Abstract:Search in an environment with an uncertain distribution of resources involves a trade-off between exploitation of past discoveries and further exploration. This extends to information foraging, where a knowledge-seeker shifts between reading in depth and studying new domains. To study this decision-making process, we examine the reading choices made by one of the most celebrated scientists of the modern era: Charles Darwin. From the full-text of books listed in his chronologically-organized reading journals, we generate topic models to quantify his local (text-to-text) and global (text-to-past) reading decisions using Kullback-Liebler Divergence, a cognitively-validated, information-theoretic measure of relative surprise. Rather than a pattern of surprise-minimization, corresponding to a pure exploitation strategy, Darwin's behavior shifts from early exploitation to later exploration, seeking unusually high levels of cognitive surprise relative to previous eras.
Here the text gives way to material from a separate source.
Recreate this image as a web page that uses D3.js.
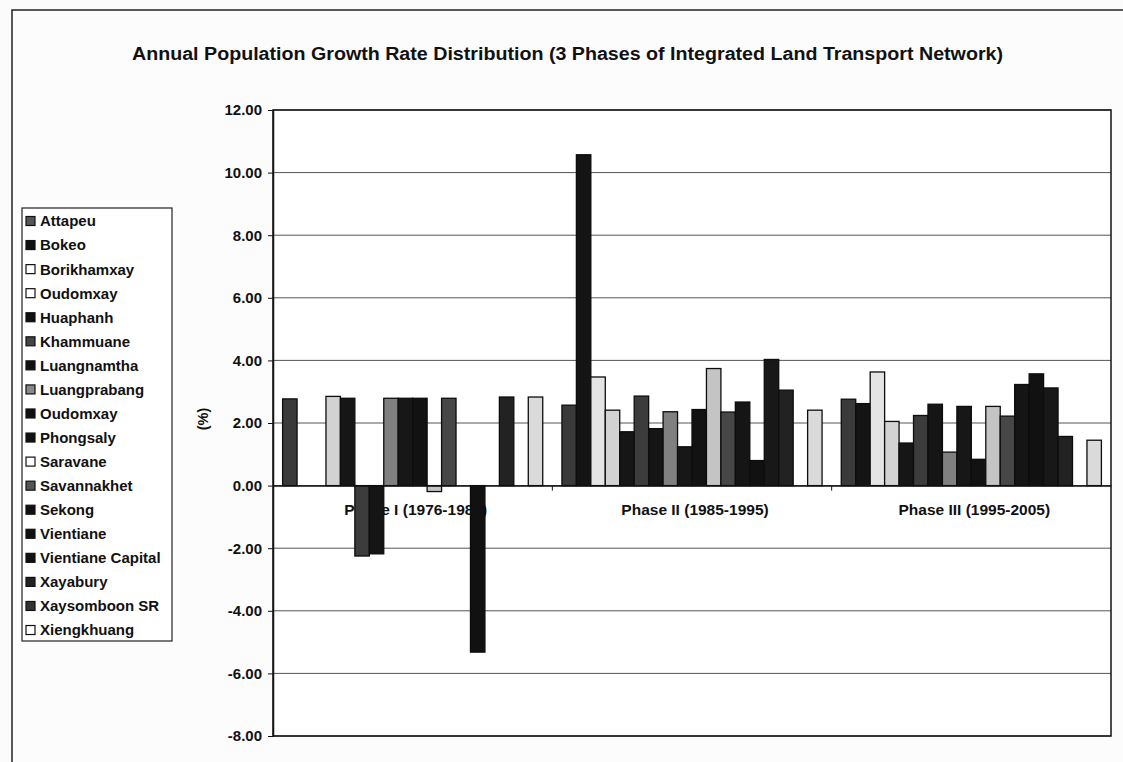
<!DOCTYPE html>
<meta charset="utf-8">
<style>
body { margin: 0; background: #fbfbfb; }
text { font-family: "Liberation Sans", Arial, sans-serif; font-weight: bold; fill: #111; }
.grid line { stroke: #555; stroke-width: 1px; }
.axis path, .axis line { stroke: #111; }
</style>
<svg width="1123" height="762"></svg>
<script src="https://d3js.org/d3.v7.min.js"></script>
<script>

var phases = ["Phase I (1976-1985)", "Phase II (1985-1995)", "Phase III (1995-2005)"];

var provinces = ["Attapeu", "Bokeo", "Borikhamxay", "Oudomxay", "Huaphanh", "Khammuane",
  "Luangnamtha", "Luangprabang", "Oudomxay", "Phongsaly", "Saravane", "Savannakhet",
  "Sekong", "Vientiane", "Vientiane Capital", "Xayabury", "Xaysomboon SR", "Xiengkhuang"];

// growth rate (%) per province, one array per phase (null = no bar)
var phase1 = [2.77, null, null, 2.85, 2.79, -2.25, -2.18, 2.79, 2.79, 2.79, -0.19, 2.79, null, -5.32, null, 2.83, null, 2.83];
var phase2 = [2.57, 10.57, 3.47, 2.41, 1.72, 2.86, 1.82, 2.36, 1.24, 2.43, 3.74, 2.35, 2.67, 0.80, 4.03, 3.05, null, 2.41];
var phase3 = [2.76, 2.62, 3.63, 2.05, 1.36, 2.24, 2.60, 1.07, 2.53, 0.84, 2.53, 2.22, 3.23, 3.57, 3.12, 1.57, null, 1.45];

var yTicks = [-8, -6, -4, -2, 0, 2, 4, 6, 8, 10, 12];

// grayscale fills, like the printed excel chart
var fills = ["#3a3a3a", "#141414", "#e4e4e4", "#d2d2d2", "#161616", "#3c3c3c",
  "#151515", "#808080", "#171717", "#121212", "#c4c4c4", "#474747",
  "#151515", "#111111", "#181818", "#222222", "#2a2a2a", "#dadada"];
var legendFills = ["#555", "#111", "#fff", "#fff", "#111", "#444",
  "#111", "#888", "#111", "#111", "#fff", "#555",
  "#111", "#111", "#111", "#222", "#333", "#fff"];

var data = [phase1, phase2, phase3];

var svg = d3.select("svg");

// outer chart border
svg.append("rect")
    .attr("x", 12).attr("y", 10)
    .attr("width", 1130).attr("height", 780)
    .attr("fill", "#fcfcfc")
    .attr("stroke", "#222")
    .attr("stroke-width", 1.5);

svg.append("text")
    .attr("x", 132)
    .attr("y", 60)
    .attr("textLength", 871)
    .attr("lengthAdjust", "spacingAndGlyphs")
    .style("font-size", "18px")
    .text("Annual Population Growth Rate Distribution (3 Phases of Integrated Land Transport Network)");

var margin = {top: 110, left: 273},
    width = 838,
    height = 626,
    g = svg.append("g").attr("transform", "translate(" + margin.left + "," + margin.top + ")");

var x0 = d3.scaleBand().domain(phases).range([0, width]);
var gap = 9.6;
var x1 = d3.scaleBand().domain(d3.range(provinces.length)).range([gap, x0.bandwidth() - gap]);
var y = d3.scaleLinear().domain([-8, 12]).range([height, 0]);

g.append("rect")
    .attr("width", width).attr("height", height)
    .attr("fill", "#fff");

g.append("g")
    .attr("class", "grid")
  .selectAll("line")
  .data(yTicks)
  .enter().append("line")
    .attr("x1", 0).attr("x2", width)
    .attr("y1", function(d) { return y(d); })
    .attr("y2", function(d) { return y(d); });

g.append("rect")
    .attr("width", width).attr("height", height)
    .attr("fill", "none")
    .attr("stroke", "#111")
    .attr("stroke-width", 1.5);

// category labels sit behind the bars
g.selectAll(".catlabel")
  .data(phases)
  .enter().append("text")
    .attr("class", "catlabel")
    .attr("x", function(d) { return x0(d) + x0.bandwidth() / 2 + 3; })
    .attr("y", y(0) + 29)
    .attr("text-anchor", "middle")
    .style("font-size", "15.5px")
    .text(function(d) { return d; });

var groups = g.selectAll(".phase")
  .data(data)
  .enter().append("g")
    .attr("class", "phase")
    .attr("transform", function(d, i) { return "translate(" + x0(phases[i]) + ",0)"; });

groups.selectAll("rect")
  .data(function(d) { return d.map(function(v, i) { return {i: i, v: v}; }).filter(function(e) { return e.v !== null; }); })
  .enter().append("rect")
    .attr("x", function(d) { return x1(d.i); })
    .attr("width", x1.bandwidth())
    .attr("y", function(d) { return y(Math.max(0, d.v)); })
    .attr("height", function(d) { return Math.abs(y(d.v) - y(0)); })
    .attr("fill", function(d) { return fills[d.i]; })
    .attr("stroke", "#0d0d0d")
    .attr("stroke-width", 1.3);

// y axis
g.append("g")
    .attr("class", "axis")
    .call(d3.axisLeft(y).tickValues(yTicks).tickSize(5).tickSizeOuter(0)
      .tickFormat(function(d) { return d.toFixed(2); }))
    .call(function(a) { a.select(".domain").attr("stroke-width", 1.5); })
    .call(function(a) { a.selectAll("text").attr("x", -11).style("font-size", "15px").style("font-family", null); });

// category axis on the zero line
g.append("g")
    .attr("class", "axis")
    .attr("transform", "translate(0," + y(0) + ")")
    .call(d3.axisBottom(x0).tickValues([]).tickSizeOuter(0))
    .call(function(a) { a.select(".domain").attr("stroke-width", 1.5); });

g.selectAll(".cattick")
  .data([1, 2])
  .enter().append("line")
    .attr("x1", function(d) { return d * x0.bandwidth(); })
    .attr("x2", function(d) { return d * x0.bandwidth(); })
    .attr("y1", y(0)).attr("y2", y(0) + 5)
    .attr("stroke", "#111");

svg.append("text")
    .attr("transform", "translate(208,419) rotate(-90)")
    .attr("text-anchor", "middle")
    .style("font-size", "14.5px")
    .text("(%)");

// legend
var legend = svg.append("g").attr("transform", "translate(22,208)");

legend.append("rect")
    .attr("width", 150).attr("height", 433)
    .attr("fill", "#fff")
    .attr("stroke", "#222")
    .attr("stroke-width", 1.2);

var item = legend.selectAll(".item")
  .data(provinces)
  .enter().append("g")
    .attr("class", "item")
    .attr("transform", function(d, i) { return "translate(0," + (13 + i * 24.06) + ")"; });

item.append("rect")
    .attr("x", 4).attr("y", -4.5)
    .attr("width", 9).attr("height", 9)
    .attr("fill", function(d, i) { return legendFills[i]; })
    .attr("stroke", "#111")
    .attr("stroke-width", 1.2);

item.append("text")
    .attr("x", 18)
    .attr("dy", "0.36em")
    .style("font-size", "15px")
    .text(function(d) { return d; });

</script>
These shifts, detected by an unsupervised Bayesian model, correlate with major intellectual epochs of his career as identified both by qualitative scholarship and Darwin's own self-commentary. Our methods allow us to compare his consumption of texts with their publication order. We find Darwin's consumption more exploratory than the culture's production, suggesting that underneath gradual societal changes are the explorations of individual synthesis and discovery. Our quantitative methods advance the study of cognitive search through a framework for testing interactions between individual and collective behavior and between short- and long-term consumption choices. This novel application of topic modeling to characterize individual reading complements widespread studies of collective scientific behavior.